Préfectures saturées: des salariés étrangers attaquent l’État pour carence administrative

RMC s’engage avec vous reçoit constamment des appels à l’aide d’étrangers réguliers qui vivent et travaillent en France depuis des années. Et pourtant, ils se retrouvent sans papiers et sans emploi, du jour au lendemain, parce que les préfectures sont débordées.
C’est le cas de Priscila, une Brésilienne, mariée à un Français depuis 16 ans, dont les enfants sont nés en France. Elle vit à Menton et elle a demandé le renouvellement de son titre de séjour dans les temps, comme d’habitude, en 2021. Mais la préfecture des Alpes-Maritimes n’a pas répondu. Devenue travailleuse sans papiers, elle s’est fait licencier en juin dernier.

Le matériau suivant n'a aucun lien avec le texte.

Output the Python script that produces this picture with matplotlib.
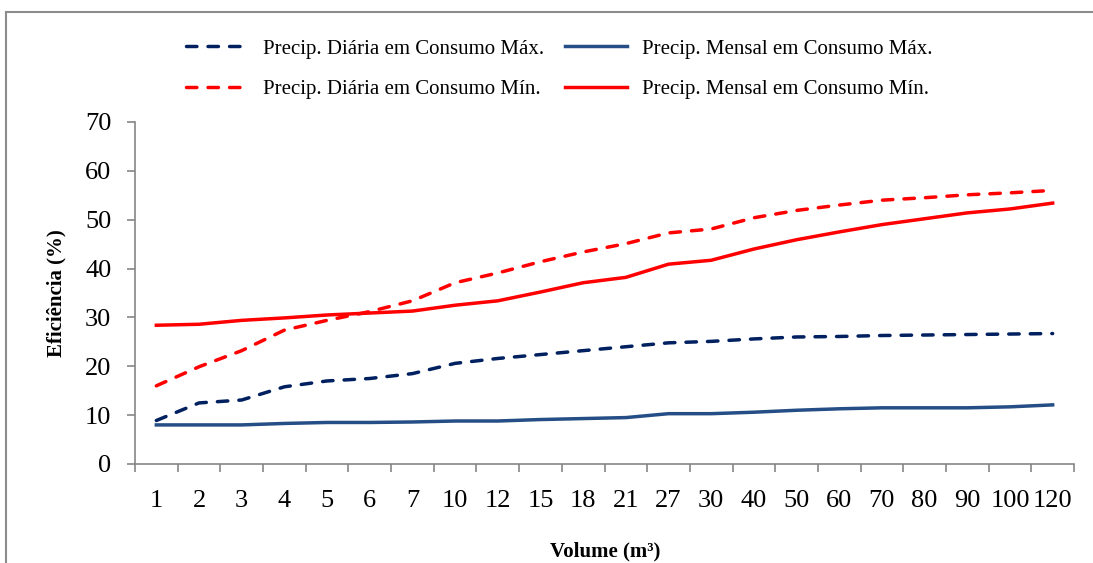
import matplotlib
matplotlib.use("Agg")
import matplotlib.pyplot as plt
from matplotlib.lines import Line2D

plt.rcParams["font.family"] = ["Liberation Serif", "DejaVu Serif"]

volumes = ["1", "2", "3", "4", "5", "6", "7", "10", "12", "15", "18", "21",
           "27", "30", "40", "50", "60", "70", "80", "90", "100", "120"]

diaria_max = [8.9, 12.5, 13.1, 15.8, 17.0, 17.5, 18.5, 20.6, 21.6, 22.4, 23.2, 24.0,
              24.8, 25.1, 25.6, 26.0, 26.1, 26.3, 26.4, 26.5, 26.6, 26.7]
mensal_max = [8.0, 8.0, 8.0, 8.3, 8.5, 8.5, 8.6, 8.8, 8.8, 9.1, 9.3, 9.5,
              10.3, 10.3, 10.6, 11.0, 11.3, 11.5, 11.5, 11.5, 11.7, 12.1]
diaria_min = [16.0, 19.9, 23.2, 27.4, 29.4, 31.2, 33.4, 37.1, 39.1, 41.4, 43.4, 45.1,
              47.3, 48.1, 50.4, 51.9, 53.0, 54.0, 54.5, 55.1, 55.5, 56.0]
mensal_min = [28.4, 28.6, 29.4, 29.9, 30.5, 30.9, 31.3, 32.5, 33.4, 35.2, 37.1, 38.2,
              40.9, 41.7, 44.0, 45.9, 47.5, 49.0, 50.2, 51.4, 52.2, 53.4]

W, H = 1093, 563
fig = plt.figure(figsize=(W / 100, H / 100), dpi=100)
ax = fig.add_axes([135 / W, 1 - 464 / H, (1074 - 135) / W, (464 - 122) / H])

x = range(len(volumes))
dash = (0, (3.0, 3.2))
lw = 2.5
l1, = ax.plot(x, diaria_max, color="#002060", lw=lw, linestyle=dash,
              dash_capstyle="round", label="Precip. Diária em Consumo Máx.")
l2, = ax.plot(x, mensal_max, color="#254e86", lw=lw,
              label="Precip. Mensal em Consumo Máx.")
l3, = ax.plot(x, diaria_min, color="#ff0000", lw=lw, linestyle=dash,
              dash_capstyle="round", label="Precip. Diária em Consumo Mín.")
l4, = ax.plot(x, mensal_min, color="#ff0000", lw=lw,
              label="Precip. Mensal em Consumo Mín.")

ax.set_xlim(-0.5, len(volumes) - 0.5)
ax.set_ylim(0, 70)
ax.set_yticks(range(0, 71, 10))
ax.set_xticks(list(x))
ax.set_xticklabels(volumes)
ax.set_xticks([i - 0.5 for i in range(len(volumes) + 1)], minor=True)

for s in ["top", "right"]:
    ax.spines[s].set_visible(False)
for s in ["left", "bottom"]:
    ax.spines[s].set_color("#868686")
    ax.spines[s].set_linewidth(1.2)

ax.tick_params(axis="x", which="major", length=0, pad=19, labelsize=19)
ax.tick_params(axis="x", which="minor", length=6, width=1.2, color="#868686",
               direction="out")
ax.tick_params(axis="y", length=6, width=1.2, color="#868686", pad=11, labelsize=19)

fig.text(56 / W, 1 - 293 / H, "Eficiência (%)", rotation=90, ha="center",
         va="center", fontsize=15, fontweight="bold")
fig.text(605 / W, 1 - 551 / H, "Volume (m³)", ha="center", va="center",
         fontsize=15, fontweight="bold")

fig.legend(handles=[l1, l3, l2, l4], ncol=2, loc="center",
           bbox_to_anchor=(559 / W, 1 - 69 / H), frameon=False, fontsize=15,
           handlelength=3.0, handletextpad=0.7, columnspacing=1.0,
           labelspacing=1.0)

# outer frame (left and top edges only)
fig.add_artist(Line2D([6 / W, 6 / W], [0, 1 - 11.5 / H], color="#8c8c8c", lw=1.5))
fig.add_artist(Line2D([6 / W, 1], [1 - 11.5 / H, 1 - 11.5 / H], color="#8c8c8c", lw=1.5))

fig.savefig("out.png", dpi=100)
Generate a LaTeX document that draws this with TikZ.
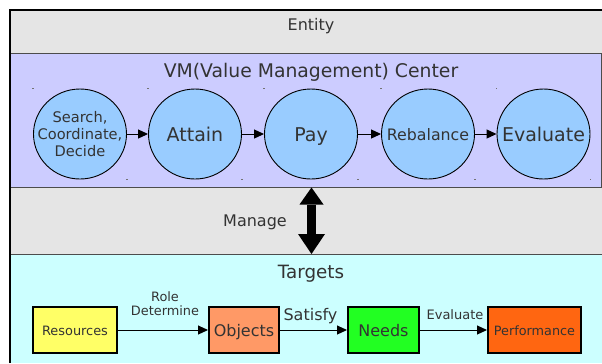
\documentclass[tikz,border=0pt]{standalone}
\usepackage{fontspec}
\setmainfont{DejaVu Sans}
\usetikzlibrary{arrows.meta,shapes.geometric,calc}

\definecolor{bandgray}{HTML}{E5E5E5}
\definecolor{vmblue}{HTML}{CCCCFF}
\definecolor{tgcyan}{HTML}{CCFFFF}
\definecolor{stepblue}{HTML}{99CCFF}
\definecolor{txt}{HTML}{333333}
\definecolor{resyellow}{HTML}{FFFF66}
\definecolor{objsalmon}{HTML}{FF9966}
\definecolor{needgreen}{HTML}{22FF22}
\definecolor{perforange}{HTML}{FF6611}

\tikzset{
  fs/.style n args={2}{font=\fontsize{#1bp}{#2bp}\selectfont},
  label/.style={text=txt, inner sep=0pt, align=center},
  baselabel/.style={text=txt, inner sep=0pt, anchor=base},
  % fixed-size ellipse; its caption is placed as a separate text node
  stepnode/.style={ellipse, draw=black, line width=0.9bp, fill=stepblue,
    minimum width=93bp, minimum height=90bp, inner sep=0pt},
  steptext/.style={text=txt, inner sep=0pt, align=center},
  box/.style={rectangle, draw=black, line width=2bp, minimum height=46bp,
    inner sep=0pt, text=txt, text depth=0pt},
  flow/.style={draw=black, line width=1bp, -{Triangle[length=10bp,width=9bp]}},
  sep/.style={draw=black!70, line width=0.9bp},
  corner/.style={fill=black!55}
}

\begin{document}
\begin{tikzpicture}[x=1bp,y=-1bp]
\useasboundingbox (0,0) rectangle (602,363);

% horizontal bands
\fill[bandgray] (10,10) rectangle (602,53);
\fill[vmblue]   (10,53) rectangle (601,187);
\fill[bandgray] (10,187) rectangle (602,254);
\fill[tgcyan]   (10,254) rectangle (602,363);

% band separators
\draw[sep] (10,53) -- (602,53);
\draw[sep] (601,53) -- (601,187);
\draw[sep] (10,187) -- (602,187);
\draw[sep] (10,254) -- (602,254);

% outer frame
\draw[line width=2bp, black] (10,363) -- (10,10) -- (602,10);

% band titles
\node[baselabel, fs={16}{19}] (entity) at (311,30.8) {Entity};
\node[baselabel, fs={18.8}{22}] (vmtitle) at (311,77.3) {VM(Value Management) Center};
\node[baselabel, fs={16}{19}] (manage) at (255,226.7) {Manage};
\node[baselabel, fs={18.3}{21}] (targets) at (311,278) {Targets};

% value management cycle
\node[stepnode] (c1) at (80,134) {};
\node[stepnode] (c2) at (195,134) {};
\node[stepnode] (c3) at (311,134) {};
\node[stepnode] (c4) at (428,134) {};
\node[stepnode] (c5) at (543.5,134) {};

\node[steptext, fs={14.6}{17}] (t1) at (c1.center) {Search,\\Coordinate,\\Decide};
\node[baselabel, fs={19}{22}] (t2) at ($(c2.center)+(0,7)$) {Attain};
\node[baselabel, fs={19}{22}] (t3) at ($(c3.center)+(0,7)$) {Pay};
\node[baselabel, fs={15.8}{19}] (t4) at ($(c4.center)+(0,6.8)$) {Rebalance};
\node[baselabel, fs={19}{22}] (t5) at ($(c5.center)+(0,7)$) {Evaluate};

\draw[flow] (c1) -- (c2);
\draw[flow] (c2) -- (c3);
\draw[flow] (c3) -- (c4);
\draw[flow] (c4) -- (c5);

% bounding-box corner marks of the cycle nodes
\foreach \n in {c1,c2,c3,c4,c5}{
  \fill[corner] ($(\n.west |- \n.north)+(-0.6,-0.6)$) rectangle ++(1.2,1.2);
  \fill[corner] ($(\n.east |- \n.south)+(-0.6,-0.6)$) rectangle ++(1.2,1.2);
}

% manage link between the centre and the targets
\coordinate (mtop) at (311.5,187.5);
\coordinate (mbot) at (311.5,254);
\draw[line width=9.5bp,
  {Triangle[length=17bp,width=24bp,line width=0pt]}-{Triangle[length=20bp,width=27bp,line width=0pt]}]
  (mtop) -- (mbot);

% targets chain
\node[box, fill=resyellow, minimum width=84bp, text height=10bp, fs={12.9}{15}] (res) at (75,330) {Resources};
\node[box, fill=objsalmon, minimum width=70bp, text height=13.4bp, fs={16}{19}] (obj) at (244,330) {Objects};
\node[box, fill=needgreen, minimum width=71bp, text height=13.4bp, fs={16}{19}] (need) at (383.5,330) {Needs};
\node[box, fill=perforange, minimum width=93bp, text height=10.6bp, fs={12.8}{15}] (perf) at (534.5,330) {Performance};

\draw[flow] (res) -- (obj);
\draw[flow] (obj) -- (need);
\draw[flow] (need) -- (perf);

\node[label, fs={12.9}{14.3}] (roledet) at (165,303.5) {Role\\Determine};
\node[baselabel, fs={16}{19}] (satisfy) at (310.5,320.7) {Satisfy};
\node[baselabel, fs={13}{15}] (evallab) at (455,319) {Evaluate};
\end{tikzpicture}
\end{document}
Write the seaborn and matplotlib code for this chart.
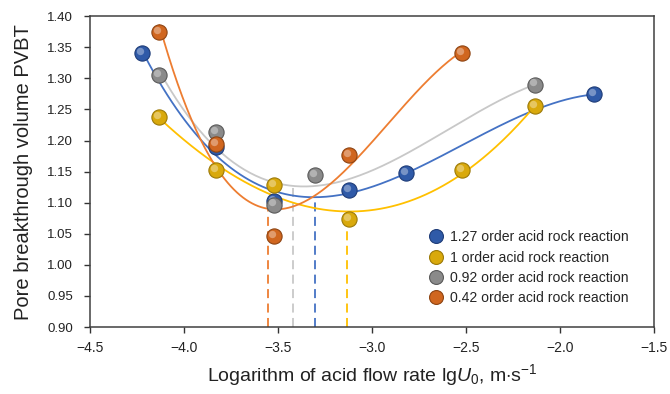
import numpy as np
import pandas as pd
import matplotlib
matplotlib.use("Agg")
import matplotlib.pyplot as plt
import matplotlib.transforms as mtransforms
from matplotlib.lines import Line2D
import seaborn as sns

# ---- data ----
labels = ["1.27 order acid rock reaction", "1 order acid rock reaction",
          "0.92 order acid rock reaction", "0.42 order acid rock reaction"]
x_127 = [-4.22, -3.83, -3.52, -3.12, -2.82, -1.82]
y_127 = [1.340, 1.190, 1.103, 1.121, 1.147, 1.274]
x_100 = [-4.13, -3.83, -3.52, -3.12, -2.52, -2.13]
y_100 = [1.238, 1.152, 1.128, 1.073, 1.152, 1.255]
x_092 = [-4.13, -3.83, -3.52, -3.30, -2.13]
y_092 = [1.305, 1.213, 1.097, 1.145, 1.290]
x_042 = [-4.13, -3.83, -3.52, -3.12, -2.52]
y_042 = [1.375, 1.195, 1.047, 1.177, 1.341]
x_opt = [-3.30, -3.13, -3.42, -3.55]   # optimal lgU0 (dashed lines)
xticks = [-4.5, -4.0, -3.5, -3.0, -2.5, -2.0, -1.5]
yticks = [0.90, 0.95, 1.00, 1.05, 1.10, 1.15, 1.20, 1.25, 1.30, 1.35, 1.40]

series = [(x_127, y_127), (x_100, y_100), (x_092, y_092), (x_042, y_042)]
line_colors = ["#4472C4", "#FFC000", "#C8C8C8", "#ED7D31"]
dot_colors = ["#2F5AA8", "#D9A90C", "#8A8A8A", "#D0661F"]
edge_colors = ["#1E3C78", "#9C7A08", "#5A5A5A", "#8E4412"]

sns.set_theme(style="white")
plt.rcParams['font.family'] = ['Liberation Sans', 'DejaVu Sans']
plt.rcParams['mathtext.fontset'] = 'custom'
plt.rcParams['mathtext.rm'] = 'Liberation Sans'
plt.rcParams['mathtext.it'] = 'Liberation Sans:italic'

fig = plt.figure(figsize=(6.70, 3.94), dpi=100)
ax = fig.add_axes([0.134, 0.170, 0.842, 0.789])

for i in range(4):
    xs, ys = series[i]
    coef = np.polyfit(xs, ys, 3)
    xf = np.linspace(min(xs), max(xs), 200)
    df = pd.DataFrame({"x": xf, "y": np.polyval(coef, xf)})
    sns.lineplot(data=df, x="x", y="y", ax=ax, color=line_colors[i], lw=1.3, zorder=2)
    xo = x_opt[i]
    ax.plot([xo, xo], [0.90, np.polyval(coef, xo)], ls=(0, (5, 3)), color=line_colors[i],
            lw=1.3, zorder=1)

for i in [0, 1, 2, 3]:
    xs, ys = series[i]
    pdf = pd.DataFrame({"x": xs, "y": ys})
    sns.scatterplot(data=pdf, x="x", y="y", ax=ax, s=120, color=dot_colors[i],
                    edgecolor=edge_colors[i], linewidth=0.8, zorder=4 + i)
    hl = mtransforms.offset_copy(ax.transData, fig=fig, x=-1.5, y=1.5, units='points')
    ax.scatter(xs, ys, s=28, color="white", alpha=0.35, linewidth=0, zorder=4.5 + i,
               transform=hl)

ax.set_xlim(-4.5, -1.5)
ax.set_ylim(0.90, 1.40)
ax.set_xticks(xticks)
ax.set_yticks(yticks)
ax.set_xticklabels([f"{t:.1f}".replace("-", "\u2212") for t in xticks])
ax.set_yticklabels([f"{t:.2f}" for t in yticks])
ax.tick_params(axis='both', direction='out', length=4, width=1, colors="#333333",
               labelsize=9.5, labelcolor="#222222")
ax.tick_params(axis='x', bottom=True, pad=6, labelsize=10)
ax.tick_params(axis='y', left=True, pad=8)
for sp in ax.spines.values():
    sp.set_color("#404040")
    sp.set_linewidth(1.1)

ax.set_xlabel(r"Logarithm of acid flow rate lg$\mathit{U}_0$, m$\cdot$s$^{-1}$",
              fontsize=14, color="#222222", labelpad=5)
ax.set_ylabel("Pore breakthrough volume PVBT", fontsize=14.5, color="#222222", labelpad=10)

handles = [Line2D([0], [0], marker='o', ls='none', markersize=10,
                  markerfacecolor=dot_colors[i], markeredgecolor=edge_colors[i],
                  markeredgewidth=0.8) for i in range(4)]
ax.legend(handles, labels, loc='lower right', bbox_to_anchor=(0.961, 0.061), frameon=False,
          fontsize=10.1, handletextpad=0.55, labelspacing=0.45, borderpad=0.2,
          handlelength=1.0, borderaxespad=0)

fig.savefig("out.png", dpi=100)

“Comment je vais manger, payer mon loyer? Il n’y a pas d’empathie. Les gens ne se mettent pas à notre place. La seule chose qu’on demande, c'est un document pour travailler”.
Comme elle n’a plus de titre de séjour, elle ne touche même pas le chômage, alors qu’elle a cotisé. Et quand elle s’est rendue en préfecture pour se plaindre, voici ce qu’on lui a répondu…
“L’agent administratif m’a clairement dit, devant mon mari qui est français: ‘Si vous n'êtes pas contente, vous n'avez qu’à quitter la France’. On est où là? De quel droit elle peut me dire cela?”, questionne-t-elle.
Un phénomène d’engorgement qui concerne toutes les préfectures de France
Priscila n’est pas la seule, sur la trentaine de mails d’auditeurs reçus depuis le début de l’année. Et cette tendance est confirmée par les associations, surtout depuis la dématérialisation totale des démarches, post-Covid. La situation est telle que certains avocats passent aujourd’hui plus de temps à attaquer l'État devant les tribunaux, simplement pour obtenir un rendez-vous en préfecture pour leurs clients…
Maître Emma Léoty, qui défend Priscila et une vingtaine d’autres salariés étrangers, décide aujourd’hui de frapper fort: elle engage une action collective inédite contre l’État pour carence administrative.
“On touche aux droits de l’homme, quelque part. Pour moi, clairement, il y a une faille, une carence de l’État, qui tarde à délivrer ces titres de séjours. On se retrouve dans une impasse avec des gens qui se retrouvent sans rien, et ils ne peuvent pas bénéficier des droits au chômage”.
“Donc c’est la double peine, la double sanction”, conclut-elle. En juin dernier, l’État a été condamné pour la première fois devant un tribunal (Melun, NDLR) à verser 800€ de dommages et intérêts à un salarié étranger qui avait perdu son emploi faute de réponse de la préfecture.
Comment aider Priscila?
Après avoir contacté la rédaction, Priscila a fini par obtenir un rendez-vous en préfecture. Depuis jeudi dernier, elle a un nouveau titre de séjour, mais seulement pour trois mois.
Si l’administration n’a toujours pas renouvelé ses papiers d’ici janvier, elle devra encore se battre. Mais RMC s’engage à ses côtés et transmettra son dossier, ainsi que ceux de tous nos auditeurs, à la Défenseure des droits.